# Jigs and techniques



## GregD (Oct 24, 2009)

*Cheap & Simple Mortise Jig*

What should be the first entry in this series is my really simple table saw panel cutting and edge jointing jig.

This is my my take on a mortise jig for a plunge router. I wanted to keep it as simple to build and as inexpensive as possible, but I also wanted it to produce good results for a rookie because I was going to use it for my first attempt and a M&T joint.

Now that I've verified that it works well, I'll probably add a toggle clamp or two for holding the work. The way I'm clamping the work now is awkward.










There are quite a few examples of this jig on LJ and probably elsewhere, but the inspiration that got me going was the jig in "Bill Hylton's "Router Magic"":http://www.amazon.com/Router-Magic-Fixtures-Unleash-Potential/dp/0762101857/ref=sr11?ie=UTF8&s=books&qid=1272851439&sr=1-1.

My version is constructed of 3/4 MDF that has a coat of poly. The hardware is 1/4" bolts, nuts, T nuts, washers and flange washers. When I glued up the jig base the top surface was a bit off from perpendicular with the front face, so I used strips of Scotch Tape (yup, the 3M product) as shims to make the bolted-on top surface exactly perpendicular to the front face. I use a custom edge guide from plywood with wood screws to tighten against the edge guide rods. This jig design traps this custom edge guide between two fences that are faced with melamine edge-banding - maybe this isn't consistent with "cheap" but I had some and figured it would help a lot.

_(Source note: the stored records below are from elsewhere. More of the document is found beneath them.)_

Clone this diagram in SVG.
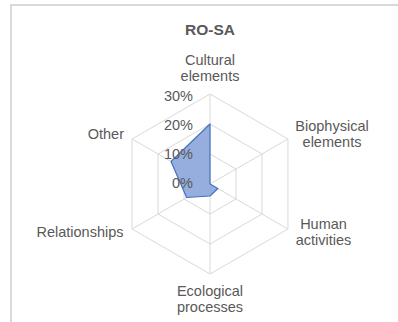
<svg xmlns="http://www.w3.org/2000/svg" width="398" height="322" viewBox="0 0 398 322">
<style>
.grid{fill:none;stroke:#d9d9d9;stroke-width:1}
.lbl{font-family:"Liberation Sans",Arial,sans-serif;font-size:14.5px;fill:#595959}
.val{font-family:"Liberation Sans",Arial,sans-serif;font-size:14.5px;fill:#595959;text-anchor:end}
.title{font-family:"Liberation Sans",Arial,sans-serif;font-size:15.5px;font-weight:bold;fill:#595959;text-anchor:middle}
</style>
<rect width="398" height="322" fill="#ffffff"/>
<rect id="frame" x="11" y="5" width="400" height="400" fill="none" stroke="#d9d9d9" stroke-width="2"/>
<text id="title" class="title" x="210" y="35">RO-SA</text>
<g id="grid">
<polygon class="grid" points="210,154 235.98,169 235.98,199 210,214 184.02,199 184.02,169"/>
<polygon class="grid" points="210,124 261.96,154 261.96,214 210,244 158.04,214 158.04,154"/>
<polygon class="grid" points="210,94 287.94,139 287.94,229 210,274 132.06,229 132.06,139"/>
<path class="grid" d="M210,184V94M210,184L287.94,139M210,184L287.94,229M210,184V274M210,184L132.06,229M210,184L132.06,139"/>
</g>
<g id="series">
<polygon points="210,124 210,184 217.79,188.5 210,196 186.62,197.5 171.03,161.5" fill="#8faadc" fill-opacity="0.95" stroke="#4472c4" stroke-width="1.2" stroke-linejoin="round"/>
</g>
<g id="values">
<text class="val" x="193" y="101">30%</text>
<text class="val" x="193" y="130">20%</text>
<text class="val" x="193" y="159">10%</text>
<text class="val" x="193" y="188">0%</text>
</g>
<g id="axis-cultural"><text class="lbl" text-anchor="middle" x="210" y="65">Cultural</text><text class="lbl" text-anchor="middle" x="210" y="81">elements</text></g>
<g id="axis-biophysical"><text class="lbl" text-anchor="middle" x="332" y="131">Biophysical</text><text class="lbl" text-anchor="middle" x="332" y="147">elements</text></g>
<g id="axis-human"><text class="lbl" text-anchor="middle" x="323.5" y="229">Human</text><text class="lbl" text-anchor="middle" x="323.5" y="245">activities</text></g>
<g id="axis-ecological"><text class="lbl" text-anchor="middle" x="210" y="296">Ecological</text><text class="lbl" text-anchor="middle" x="210" y="312">processes</text></g>
<g id="axis-relationships"><text class="lbl" text-anchor="end" x="123.5" y="237">Relationships</text></g>
<g id="axis-other"><text class="lbl" text-anchor="end" x="124" y="139">Other</text></g>
</svg>
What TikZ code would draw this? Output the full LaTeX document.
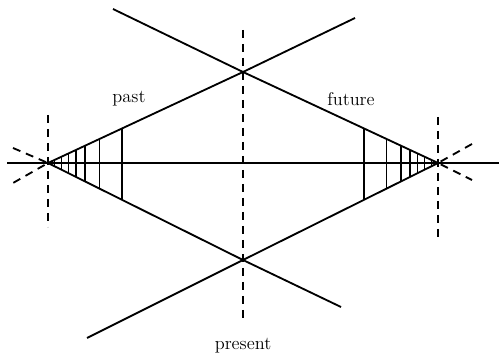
\documentclass[tikz,border=0pt]{standalone}
\usetikzlibrary{calc}
\begin{document}
\begin{tikzpicture}[x=0.6pt, y=-0.6pt, line width=1.1pt,
        dashline/.style={dash pattern=on 4.8pt off 3.6pt},
        every node/.style={font=\fontsize{11}{13}\selectfont}]
    \useasboundingbox (0,0) rectangle (499,356);
    % the four corners of the cone
    \coordinate (L) at (48,163);
    \coordinate (R) at (438,163);
    \coordinate (T) at (243,72);
    \coordinate (B) at (243,260);
    \coordinate (tl) at (113,9);
    \coordinate (tr) at (355,18);
    \coordinate (bl) at (87,338);
    \coordinate (br) at (341,307);
    \coordinate (h0) at (7,163);
    \coordinate (h1) at (499,163);
    \draw (h0) -- (h1);
    \draw (tl) -- (T) -- (R);
    \draw (L) -- (T) -- (tr);
    \draw (bl) -- (B) -- (R);
    \draw (L) -- (B) -- (br);
    % hatching
    \foreach \t in {0.033,0.069,0.105,0.144,0.19,0.264,0.38} {
        \draw ($(L)!\t!(T)$) -- ($(L)!\t!(B)$);
        \draw ($(R)!\t!(T)$) -- ($(R)!\t!(B)$);
    }
    % dashed lines
    \coordinate (lv0) at (48,115);
    \coordinate (lv1) at (48,227);
    \coordinate (mv0) at (243,30);
    \coordinate (mv1) at (243,323);
    \coordinate (rv0) at (438,117);
    \coordinate (rv1) at (438,240);
    \coordinate (lu) at (13,148);
    \coordinate (ld) at (13,183);
    \coordinate (ru) at (472,144);
    \coordinate (rd) at (472,180);
    \draw[dashline] (lv0) -- (lv1);
    \draw[dashline] (mv0) -- (mv1);
    \draw[dashline] (rv0) -- (rv1);
    \draw[dashline] (lu) -- (L) -- (ld);
    \draw[dashline] (ru) -- (R) -- (rd);

    \node (past) at (129,99) {past};
    \node (future) at (351,99) {future};
    \node (present) at (243,346) {present};
\end{tikzpicture}
\end{document}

With this design I could ensure that the edge guide would not wander away from the fence, and I can easily adjust how tight the edge guide rides between the fences. In principle this will also allow me to increase the width of the mortise by adjusting the gap between the two fences.

Here are some more photos:


----------



## mhawkins2 (Aug 18, 2008)

GregD said:


> *Cheap & Simple Mortise Jig*
> 
> What should be the first entry in this series is my really simple table saw panel cutting and edge jointing jig.
> 
> ...


How did you make the tenon? It looks very nicely rounded to fit. Good work as usual.


----------



## GregD (Oct 24, 2009)

GregD said:


> *Cheap & Simple Mortise Jig*
> 
> What should be the first entry in this series is my really simple table saw panel cutting and edge jointing jig.
> 
> ...


I used the tenoning jig that Rockler sells. I rounded the tenons to fit with a utility knife and a rasp.


----------



## GregD (Oct 24, 2009)

*Tenon Jig Measuring Stick*

Here is another "dial indicator on a stick" idea. This one is for making measurements when using a tenoning jig.

BTW, click on the images to see the uncropped originals.

The commercial tenoning jig that I recently bought from Rockler looks like this:









Notice that the sliding base remains above the sub base that is fixed to the miter slot runner. The cut line of the saw blade can be referenced to the edge of this fixed sub base and will not move nor be obstructed regardless of the position of the sliding base.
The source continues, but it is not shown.